If this was television, they could keep it. Never in my life had anything like the brawl with “Stoneface” happened to me. Maybe a TV camera brings out the worst in people, though some of them do all right without much prompting.
I’ve known Elsa Maxwell for years. I met her long before she came out to Hollywood under contract to Darryl Zanuck to stage a party for him in a picture he was producing with Linda Darnell as its star. Elsa’s inspiration was to dress every male as Abraham Lincoln and have two poodles dancing on a piano. Then she booked herself a lecture at the Los Angeles Philharmonic Auditorium on her perennial theme: “How to Give a Party.” For a solid hour, while the audience fidgeted, she eulogized Zanuck. After the performance she found she’d run into a roadblock. The backers of her lecture refused to pay her fee. “Go ahead and sue,” they said cheerfully. “You never got around to your subject. Let Zanuck pay you.”
I dutifully reported this in the column and added: “If she thinks she’s going to collect any money from Zanuck, she’s out of her ever-loving mind.” By way of reply, she sent me a large, fragrant bunch of catnip. Another feud was on.
While she was visiting Hollywood as Evelyn Walsh McLean’s guest, Elsa organized a victory party to celebrate the liberation of Paris toward the end of World War II. It was set up in the garden of the Countess di Frasso, complete with special outdoor stage, footlights, spotlights, and special effects all supplied by Mr. F. B. Nightingale, a minor celebrity of Beverly Hills, sometimes known as “the wizard of light,” who was recommended to Elsa by Lady Mendl.
“Why not make it complete by inviting some GI’s? You’ll have a lot of vacant seats at the back,” I suggested to Elsa.
“I wouldn’t think of it,” she said. “It isn’t a party for them, it’s for my friends.”
Nevertheless, it was a beauty, with top stars singing and dancing in Mr. Nightingale’s extravaganza. He was so proud of his job that he donated his and his assistants’ labor to the cause, and charged only $200 for materials. He sent a succession of bills to Elsa. They went unanswered.

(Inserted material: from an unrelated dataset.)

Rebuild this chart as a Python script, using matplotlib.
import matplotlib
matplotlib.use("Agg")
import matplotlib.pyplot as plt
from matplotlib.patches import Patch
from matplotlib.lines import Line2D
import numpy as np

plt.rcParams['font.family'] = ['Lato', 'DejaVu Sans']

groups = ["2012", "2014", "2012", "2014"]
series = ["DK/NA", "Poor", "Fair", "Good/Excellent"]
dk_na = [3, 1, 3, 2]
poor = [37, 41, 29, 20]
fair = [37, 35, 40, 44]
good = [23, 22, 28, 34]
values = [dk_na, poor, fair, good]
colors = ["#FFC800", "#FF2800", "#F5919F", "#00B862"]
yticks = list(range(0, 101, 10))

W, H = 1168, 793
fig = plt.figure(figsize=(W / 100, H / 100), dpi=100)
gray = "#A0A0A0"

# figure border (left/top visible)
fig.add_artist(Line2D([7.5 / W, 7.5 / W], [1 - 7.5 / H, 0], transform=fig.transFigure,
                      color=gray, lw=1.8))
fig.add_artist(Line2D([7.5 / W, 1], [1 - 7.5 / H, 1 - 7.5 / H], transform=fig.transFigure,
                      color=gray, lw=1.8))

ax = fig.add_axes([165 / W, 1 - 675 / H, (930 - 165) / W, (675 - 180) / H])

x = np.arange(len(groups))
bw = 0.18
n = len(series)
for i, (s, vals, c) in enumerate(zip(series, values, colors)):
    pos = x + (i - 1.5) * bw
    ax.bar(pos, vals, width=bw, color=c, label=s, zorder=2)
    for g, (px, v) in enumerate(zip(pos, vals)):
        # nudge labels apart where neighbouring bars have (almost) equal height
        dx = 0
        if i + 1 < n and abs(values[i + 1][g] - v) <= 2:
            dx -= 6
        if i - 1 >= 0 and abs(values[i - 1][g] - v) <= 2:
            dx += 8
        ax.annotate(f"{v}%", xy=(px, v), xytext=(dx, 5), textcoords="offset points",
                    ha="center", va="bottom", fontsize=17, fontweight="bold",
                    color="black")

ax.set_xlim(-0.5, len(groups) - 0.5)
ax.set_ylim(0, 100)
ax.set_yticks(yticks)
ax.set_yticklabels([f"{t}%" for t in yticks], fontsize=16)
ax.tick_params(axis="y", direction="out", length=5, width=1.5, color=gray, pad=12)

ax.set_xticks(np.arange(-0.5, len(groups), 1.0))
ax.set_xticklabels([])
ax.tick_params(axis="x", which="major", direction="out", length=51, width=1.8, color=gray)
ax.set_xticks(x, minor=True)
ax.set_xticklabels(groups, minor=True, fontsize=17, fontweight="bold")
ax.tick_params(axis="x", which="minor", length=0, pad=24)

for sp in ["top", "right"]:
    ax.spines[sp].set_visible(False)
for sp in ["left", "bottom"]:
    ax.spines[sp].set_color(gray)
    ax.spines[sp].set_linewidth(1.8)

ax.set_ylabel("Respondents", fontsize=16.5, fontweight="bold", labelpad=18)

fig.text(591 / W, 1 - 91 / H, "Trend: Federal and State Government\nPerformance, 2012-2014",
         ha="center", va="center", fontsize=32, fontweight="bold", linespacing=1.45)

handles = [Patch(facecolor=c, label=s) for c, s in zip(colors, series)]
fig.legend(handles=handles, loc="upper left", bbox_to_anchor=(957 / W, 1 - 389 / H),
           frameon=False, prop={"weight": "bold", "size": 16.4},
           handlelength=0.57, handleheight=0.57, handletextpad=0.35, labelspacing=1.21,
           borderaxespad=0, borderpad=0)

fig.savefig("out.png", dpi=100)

Finally, Lady Mendl called me. “This is dreadful. Mr. Nightingale needs that money.”
“Oh, come on, Elsie,” said I. “Let’s each send him a check for $100 and forget it.” She was willing, but not Mr. Nightingale. He sent Elsa a receipted bill to which he added a postscript: “Your friends Lady Mendl and Hedda Hopper took care of it.”
Within forty-eight hours I had a telephone call from Elsa, and I got a $100 check from her one day after that. Elsie Mendl had to wait two weeks. But she didn’t have a daily column.